### Prompt
Exactly the lines from the first line of the records to the line holding "ax.set_facecolor('#404040')" should be duplicated, and nothing more; pictures stay out.

### Supplied entries
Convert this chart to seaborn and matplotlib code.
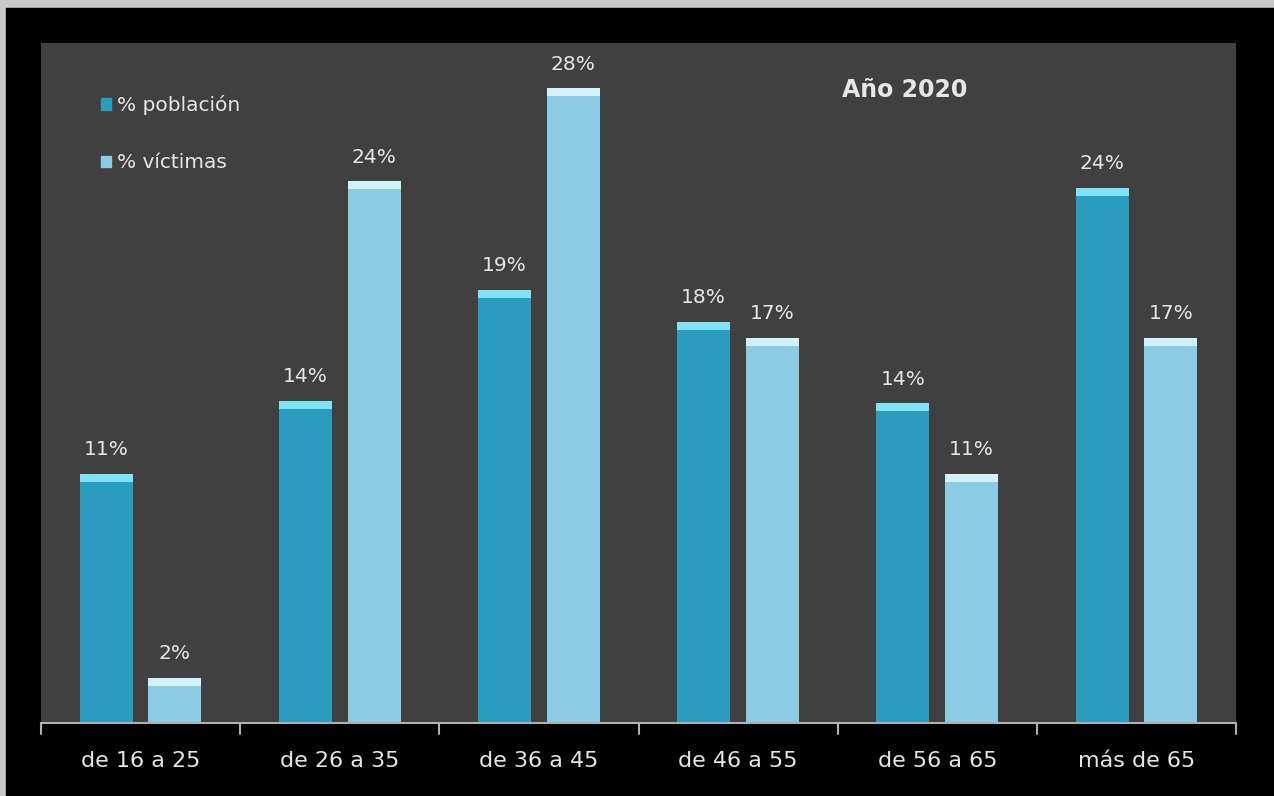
import numpy as np
import pandas as pd
import matplotlib.pyplot as plt
import matplotlib.patches as mpatches
import seaborn as sns

# datos
grupos = ['de 16 a 25', 'de 26 a 35', 'de 36 a 45', 'de 46 a 55', 'de 56 a 65', 'más de 65']
poblacion = [11.0, 14.2, 19.1, 17.7, 14.1, 23.6]
victimas = [2.0, 23.9, 28.0, 17.0, 11.0, 17.0]
series = ['% población', '% víctimas']
titulo = 'Año 2020'

sns.set_theme(style="dark")
plt.rcParams['font.family'] = ['DejaVu Sans']

df = pd.DataFrame({'grupo': grupos * 2,
                   'serie': [series[0]] * 6 + [series[1]] * 6,
                   'valor': poblacion + victimas})

col_pob = '#2a9cbd'
col_vic = '#8ccbe4'
cap_pob = '#7fe3f5'
cap_vic = '#d2f2fb'
txt = '#e6e6e6'

fig = plt.figure(figsize=(12.74, 7.96), dpi=100, facecolor='#c8c8c8')
# marco negro
fig.patches.append(mpatches.Rectangle((6 / 1274, 0), 1 - 6 / 1274, 1 - 8 / 796,
                                      transform=fig.transFigure, color='black', zorder=-10))

ax = fig.add_axes([41 / 1274, (796 - 723) / 796, 1195 / 1274, (723 - 43) / 796])
ax.set_facecolor('#404040')

sns.barplot(data=df, x='grupo', y='valor', hue='serie', palette=[col_pob, col_vic],
            width=0.69, gap=0.23, ax=ax, legend=False, saturation=1, linewidth=0)

# tapa clara en la parte superior de cada barra
for i, p in enumerate(list(ax.patches)):
    h = p.get_height()
    cap = cap_pob if i < len(grupos) else cap_vic
    ax.add_patch(mpatches.Rectangle((p.get_x(), h - 0.35), p.get_width(), 0.35,
                                    color=cap, lw=0, zorder=3))
    ax.text(p.get_x() + p.get_width() / 2, h + 0.65, f'{h:.0f}%', ha='center', va='bottom',
            fontsize=14.5, color=txt)

ax.set_xlim(-0.5, len(grupos) - 0.5)
ax.set_ylim(0, 30)
ax.set_yticks([])
ax.set_xlabel('')
ax.set_ylabel('')
ax.tick_params(axis='x', length=0, pad=20, labelsize=16, labelcolor=txt)
for s in ['top', 'right', 'left']:
    ax.spines[s].set_visible(False)
ax.spines['bottom'].set_color('#b0b0b0')
ax.spines['bottom'].set_linewidth(1.5)
for b in np.arange(-0.5, len(grupos), 1.0):
    ax.plot([b, b], [0, -0.5], color='#b0b0b0', lw=1.5, clip_on=False)

# leyenda
handles = [mpatches.Patch(color=c) for c in [col_pob, col_vic]]
leg = ax.legend(handles, series, loc='upper left', bbox_to_anchor=(0.035, 0.95),
                frameon=False, fontsize=14.5, labelspacing=1.9, handlelength=0.5,
                handleheight=0.5, handletextpad=0.3)
for t in leg.get_texts():
    t.set_color(txt)

ax.text(0.723, 0.931, titulo, transform=ax.transAxes, fontsize=17, fontweight='bold',
        color=txt, ha='center', va='center')

fig.savefig('out.png', dpi=100, facecolor=fig.get_facecolor())
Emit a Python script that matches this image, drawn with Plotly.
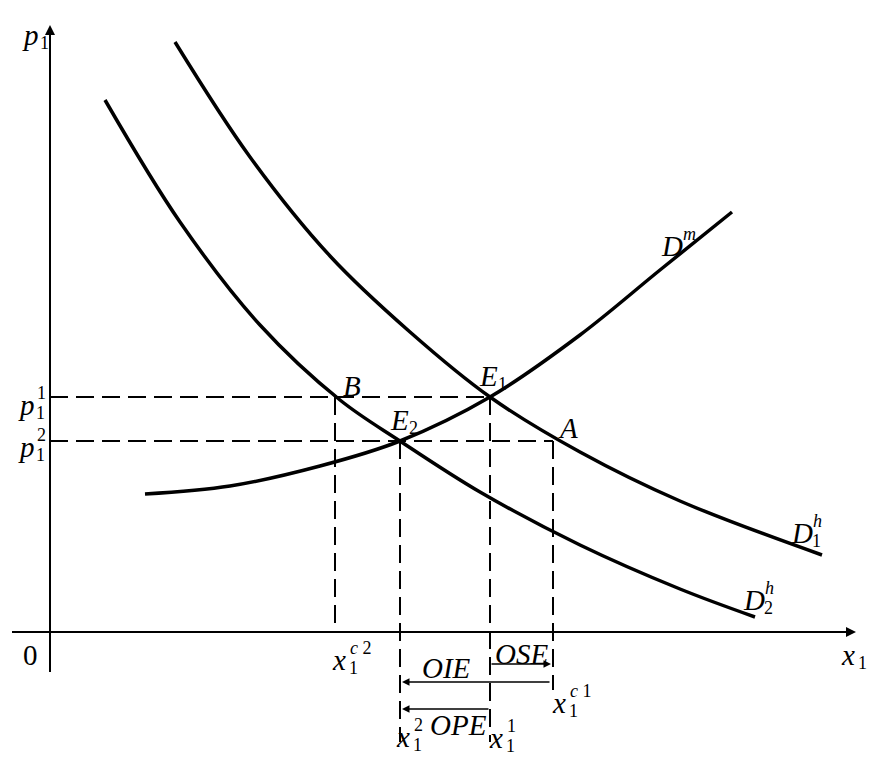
import plotly.graph_objects as go

# curves (x, y) in diagram units (y measured downward like the figure)
d2h_x = [105, 180, 260, 340, 400, 480, 580, 680, 755]
d2h_y = [100, 222, 325, 400, 441, 492, 545, 589, 617]
d1h_x = [175, 250, 330, 410, 490, 580, 680, 822]
d1h_y = [42, 157, 256, 332, 397, 452, 501, 555]
dm_x = [145, 230, 320, 400, 490, 580, 660, 732]
dm_y = [494, 486, 466, 441, 397, 335, 270, 212]

origin_x, origin_y = 50, 632
p1_y, p2_y = 397, 441
xc2, x2, x1, xc1 = 335, 400, 490, 553

FONT = dict(family="Liberation Serif", size=29, color="black")
SMALL = dict(family="Liberation Serif", size=18, color="black")

fig = go.Figure()
line = dict(color="black", width=3.5)
for xs, ys in [(d2h_x, d2h_y), (d1h_x, d1h_y), (dm_x, dm_y)]:
    fig.add_trace(go.Scatter(x=xs, y=ys, mode="lines", line=dict(line, shape="spline", smoothing=1.0),
                             showlegend=False, hoverinfo="skip"))

dash = dict(color="black", width=2, dash="18px,8px")
for xs, ys in [([origin_x, x1], [p1_y, p1_y]), ([origin_x, xc1], [p2_y, p2_y]),
               ([xc2, xc2], [p1_y, origin_y]), ([x2, x2], [p2_y, 742]),
               ([x1, x1], [p1_y, 742]), ([xc1, xc1], [p2_y, 690])]:
    fig.add_trace(go.Scatter(x=xs, y=ys, mode="lines", line=dash, showlegend=False, hoverinfo="skip"))

# axes
fig.add_trace(go.Scatter(x=[origin_x, origin_x], y=[672, 30], mode="lines",
                         line=dict(color="black", width=2), showlegend=False, hoverinfo="skip"))
fig.add_trace(go.Scatter(x=[12, 850], y=[origin_y, origin_y], mode="lines",
                         line=dict(color="black", width=2), showlegend=False, hoverinfo="skip"))
fig.add_annotation(x=origin_x, y=25, ax=origin_x, ay=60, xref="x", yref="y", axref="x", ayref="y",
                   text="", showarrow=True, arrowhead=2, arrowwidth=2, arrowsize=1, arrowcolor="black")
fig.add_annotation(x=856, y=origin_y, ax=820, ay=origin_y, xref="x", yref="y", axref="x", ayref="y",
                   text="", showarrow=True, arrowhead=2, arrowwidth=2, arrowsize=1, arrowcolor="black")

# effect arrows
for xa, xb, yy in [(x1, xc1 - 2, 664), (xc1 - 2, x2 + 2, 682), (x1, x2 + 2, 709)]:
    fig.add_annotation(x=xb, y=yy, ax=xa, ay=yy, xref="x", yref="y", axref="x", ayref="y",
                       text="", showarrow=True, arrowhead=2, arrowwidth=1.5, arrowsize=1,
                       arrowcolor="black")

# (x, y, text, sup, sub)
labels = [
    (30, 35, "p", None, "1"), (30, 655, "0", None, None), (848, 655, "x", None, "1"),
    (26, 405, "p", "1", "1"), (26, 447, "p", "2", "1"),
    (352, 386, "B", None, None), (488, 376, "E", None, "1"), (399, 420, "E", None, "2"),
    (568, 428, "A", None, None), (672, 246, "D", "<i>m</i>", None),
    (802, 533, "D", "<i>h</i>", "1"), (754, 600, "D", "<i>h</i>", "2"),
    (339, 660, "x", "<i>c</i> 2", "1"), (559, 703, "x", "<i>c</i> 1", "1"),
    (403, 737, "x", "2", "1"), (496, 738, "x", "1", "1"),
    (446, 668, "OIE", None, None), (521, 654, "OSE", None, None), (458, 725, "OPE", None, None),
]
for lx, ly, t, sup, sub in labels:
    txt = t if t == "0" else "<i>%s</i>" % t
    fig.add_annotation(x=lx, y=ly, text=txt, showarrow=False, font=FONT, xref="x", yref="y")
    if sup:
        fig.add_annotation(x=lx + 9, y=ly - 12, text=sup, showarrow=False, font=SMALL,
                           xref="x", yref="y", xanchor="left")
    if sub:
        fig.add_annotation(x=lx + 8, y=ly + 8, text=sub, showarrow=False, font=SMALL,
                           xref="x", yref="y", xanchor="left")

# page body adds an 8px offset, so shift the view by 8
fig.update_xaxes(range=[8, 892], visible=False)
fig.update_yaxes(range=[776, 8], visible=False)
fig.update_layout(width=884, height=768, margin=dict(l=0, r=0, t=0, b=0),
                  plot_bgcolor="white", paper_bgcolor="white")
fig.write_html("out.html")
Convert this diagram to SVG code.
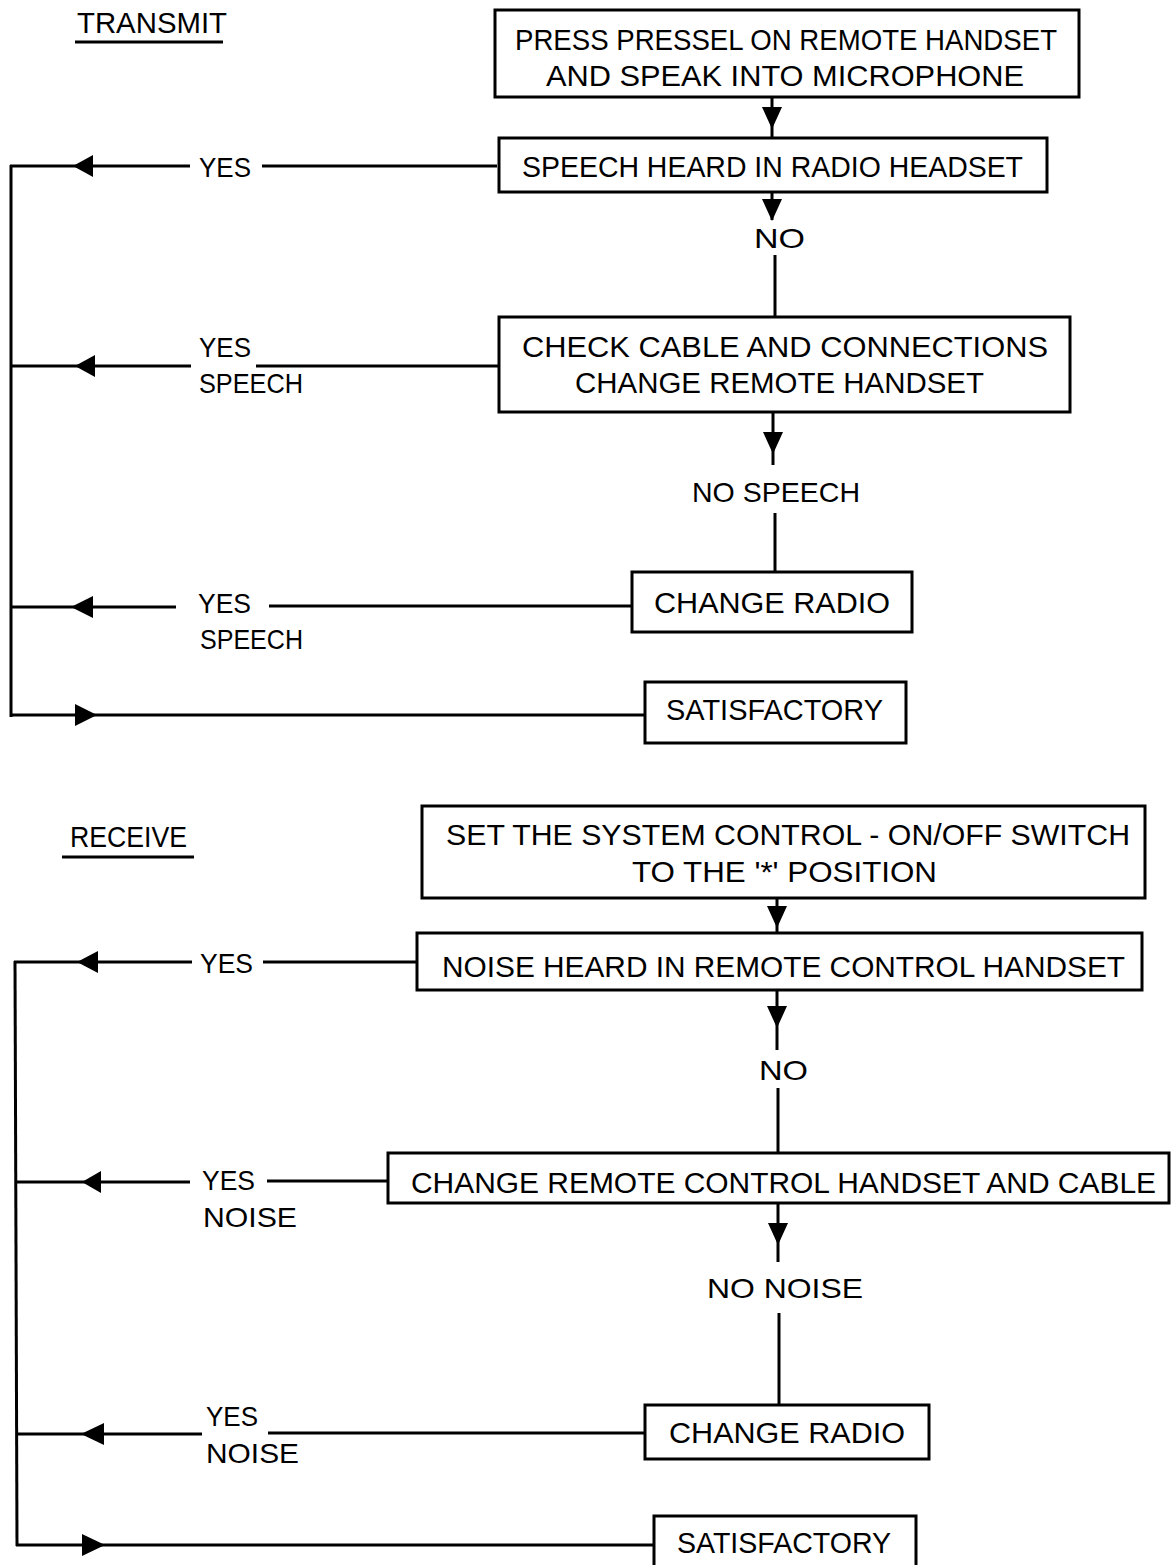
<svg xmlns="http://www.w3.org/2000/svg" width="1173" height="1565" viewBox="0 0 1173 1565">
<style>
.bg{fill:#fff}
.box{fill:#fff;stroke:#000;stroke-width:3}
.t{font-family:"Liberation Sans",Arial,sans-serif;font-size:30px;fill:#000}
.lbl{font-family:"Liberation Sans",Arial,sans-serif;font-size:28px;fill:#000}
.ln{stroke:#000;stroke-width:3;fill:none}
.ah{fill:#000}
</style>
<rect class="bg" x="0" y="0" width="1173" height="1565"/>

<g id="title-transmit">
<text class="t" x="77" y="33" textLength="150" lengthAdjust="spacingAndGlyphs">TRANSMIT</text>
<line class="ln" x1="75" y1="42" x2="223" y2="42" stroke-width="2.5"/>
</g>
<g id="title-receive">
<text class="t" x="70" y="847" textLength="117" lengthAdjust="spacingAndGlyphs">RECEIVE</text>
<line class="ln" x1="62" y1="857" x2="194" y2="857" stroke-width="2.5"/>
</g>

<g id="connectors">
<!-- transmit vertical flow -->
<line class="ln" x1="772" y1="97" x2="772" y2="138"/>
<polygon class="ah" points="762,107 782,107 772,129"/>
<line class="ln" x1="772" y1="192" x2="772" y2="220"/>
<polygon class="ah" points="762,199 782,199 772,221"/>
<text class="lbl" x="754" y="248" textLength="51" lengthAdjust="spacingAndGlyphs">NO</text>
<line class="ln" x1="775" y1="255" x2="775" y2="317"/>
<line class="ln" x1="773" y1="412" x2="773" y2="465"/>
<polygon class="ah" points="763,432 783,432 773,454"/>
<text class="lbl" x="692" y="502" textLength="168" lengthAdjust="spacingAndGlyphs">NO SPEECH</text>
<line class="ln" x1="775" y1="513" x2="775" y2="572"/>

<!-- transmit left returns -->
<line class="ln" x1="11" y1="165" x2="11" y2="717"/>
<line class="ln" x1="497" y1="166" x2="262" y2="166"/>
<text class="lbl" x="199" y="177" textLength="52" lengthAdjust="spacingAndGlyphs">YES</text>
<line class="ln" x1="190" y1="166" x2="10" y2="166"/>
<polygon class="ah" points="73,166 93,155 93,177"/>

<line class="ln" x1="499" y1="366" x2="256" y2="366"/>
<text class="lbl" x="199" y="357" textLength="52" lengthAdjust="spacingAndGlyphs">YES</text>
<text class="lbl" x="199" y="393" textLength="104" lengthAdjust="spacingAndGlyphs">SPEECH</text>
<line class="ln" x1="191" y1="366" x2="11" y2="366"/>
<polygon class="ah" points="75,366 95,355 95,377"/>

<line class="ln" x1="632" y1="606" x2="269" y2="606"/>
<text class="lbl" x="198" y="613" textLength="53" lengthAdjust="spacingAndGlyphs">YES</text>
<text class="lbl" x="200" y="649" textLength="103" lengthAdjust="spacingAndGlyphs">SPEECH</text>
<line class="ln" x1="176" y1="607" x2="11" y2="607"/>
<polygon class="ah" points="71,607 93,596 93,618"/>

<line class="ln" x1="10" y1="715" x2="645" y2="715"/>
<polygon class="ah" points="97,715 75,704 75,726"/>

<!-- receive vertical flow -->
<line class="ln" x1="777" y1="898" x2="777" y2="933"/>
<polygon class="ah" points="767,906 787,906 777,928"/>
<line class="ln" x1="777" y1="990" x2="777" y2="1050"/>
<polygon class="ah" points="767,1006 787,1006 777,1028"/>
<text class="lbl" x="759" y="1080" textLength="49" lengthAdjust="spacingAndGlyphs">NO</text>
<line class="ln" x1="778" y1="1088" x2="778" y2="1153"/>
<line class="ln" x1="778" y1="1203" x2="778" y2="1262"/>
<polygon class="ah" points="768,1223 788,1223 778,1245"/>
<text class="lbl" x="707" y="1298" textLength="156" lengthAdjust="spacingAndGlyphs">NO NOISE</text>
<line class="ln" x1="779" y1="1313" x2="779" y2="1405"/>

<!-- receive left returns -->
<path class="ln" d="M15,961 L17,1546"/>
<line class="ln" x1="417" y1="962" x2="263" y2="962"/>
<text class="lbl" x="200" y="973" textLength="53" lengthAdjust="spacingAndGlyphs">YES</text>
<line class="ln" x1="192" y1="962" x2="14" y2="962"/>
<polygon class="ah" points="77,962 98,951 98,973"/>

<line class="ln" x1="388" y1="1181" x2="267" y2="1181"/>
<text class="lbl" x="202" y="1190" textLength="53" lengthAdjust="spacingAndGlyphs">YES</text>
<text class="lbl" x="203" y="1227" textLength="94" lengthAdjust="spacingAndGlyphs">NOISE</text>
<line class="ln" x1="190" y1="1182" x2="16" y2="1182"/>
<polygon class="ah" points="82,1182 101,1171 101,1193"/>

<line class="ln" x1="645" y1="1433" x2="268" y2="1433"/>
<text class="lbl" x="206" y="1426" textLength="52" lengthAdjust="spacingAndGlyphs">YES</text>
<text class="lbl" x="206" y="1463" textLength="93" lengthAdjust="spacingAndGlyphs">NOISE</text>
<line class="ln" x1="202" y1="1434" x2="16" y2="1434"/>
<polygon class="ah" points="81,1434 104,1423 104,1445"/>

<line class="ln" x1="16" y1="1545" x2="654" y2="1545"/>
<polygon class="ah" points="105,1545 82,1534 82,1556"/>
</g>

<g id="n-press">
<rect class="box" x="495" y="10" width="584" height="87"/>
<text class="t" x="515" y="50" textLength="542" lengthAdjust="spacingAndGlyphs">PRESS PRESSEL ON REMOTE HANDSET</text>
<text class="t" x="546" y="86" textLength="478" lengthAdjust="spacingAndGlyphs">AND SPEAK INTO MICROPHONE</text>
</g>
<g id="n-speech-heard">
<rect class="box" x="499" y="138" width="548" height="54"/>
<text class="t" x="522" y="177" textLength="501" lengthAdjust="spacingAndGlyphs">SPEECH HEARD IN RADIO HEADSET</text>
</g>
<g id="n-check-cable">
<rect class="box" x="499" y="317" width="571" height="95"/>
<text class="t" x="522" y="357" textLength="526" lengthAdjust="spacingAndGlyphs">CHECK CABLE AND CONNECTIONS</text>
<text class="t" x="575" y="393" textLength="409" lengthAdjust="spacingAndGlyphs">CHANGE REMOTE HANDSET</text>
</g>
<g id="n-change-radio-1">
<rect class="box" x="632" y="572" width="280" height="60"/>
<text class="t" x="654" y="613" textLength="236" lengthAdjust="spacingAndGlyphs">CHANGE RADIO</text>
</g>
<g id="n-satisfactory-1">
<rect class="box" x="645" y="682" width="261" height="61"/>
<text class="t" x="666" y="720" textLength="217" lengthAdjust="spacingAndGlyphs">SATISFACTORY</text>
</g>

<g id="n-set-switch">
<rect class="box" x="422" y="806" width="723" height="92"/>
<text class="t" x="446" y="845" textLength="684" lengthAdjust="spacingAndGlyphs">SET THE SYSTEM CONTROL - ON/OFF SWITCH</text>
<text class="t" x="632" y="882" textLength="305" lengthAdjust="spacingAndGlyphs">TO THE '*' POSITION</text>
</g>
<g id="n-noise-heard">
<rect class="box" x="417" y="933" width="725" height="57"/>
<text class="t" x="442" y="977" textLength="683" lengthAdjust="spacingAndGlyphs">NOISE HEARD IN REMOTE CONTROL HANDSET</text>
</g>
<g id="n-change-handset">
<rect class="box" x="388" y="1153" width="781" height="50"/>
<text class="t" x="411" y="1193" textLength="745" lengthAdjust="spacingAndGlyphs">CHANGE REMOTE CONTROL HANDSET AND CABLE</text>
</g>
<g id="n-change-radio-2">
<rect class="box" x="645" y="1405" width="284" height="54"/>
<text class="t" x="669" y="1443" textLength="236" lengthAdjust="spacingAndGlyphs">CHANGE RADIO</text>
</g>
<g id="n-satisfactory-2">
<rect class="box" x="654" y="1516" width="262" height="62"/>
<text class="t" x="677" y="1553" textLength="214" lengthAdjust="spacingAndGlyphs">SATISFACTORY</text>
</g>
</svg>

### Result for this task
Convert this chart to seaborn and matplotlib code.
import numpy as np
import pandas as pd
import matplotlib.pyplot as plt
import matplotlib.patches as mpatches
import seaborn as sns

# datos
grupos = ['de 16 a 25', 'de 26 a 35', 'de 36 a 45', 'de 46 a 55', 'de 56 a 65', 'más de 65']
poblacion = [11.0, 14.2, 19.1, 17.7, 14.1, 23.6]
victimas = [2.0, 23.9, 28.0, 17.0, 11.0, 17.0]
series = ['% población', '% víctimas']
titulo = 'Año 2020'

sns.set_theme(style="dark")
plt.rcParams['font.family'] = ['DejaVu Sans']

df = pd.DataFrame({'grupo': grupos * 2,
                   'serie': [series[0]] * 6 + [series[1]] * 6,
                   'valor': poblacion + victimas})

col_pob = '#2a9cbd'
col_vic = '#8ccbe4'
cap_pob = '#7fe3f5'
cap_vic = '#d2f2fb'
txt = '#e6e6e6'

fig = plt.figure(figsize=(12.74, 7.96), dpi=100, facecolor='#c8c8c8')
# marco negro
fig.patches.append(mpatches.Rectangle((6 / 1274, 0), 1 - 6 / 1274, 1 - 8 / 796,
                                      transform=fig.transFigure, color='black', zorder=-10))

ax = fig.add_axes([41 / 1274, (796 - 723) / 796, 1195 / 1274, (723 - 43) / 796])
ax.set_facecolor('#404040')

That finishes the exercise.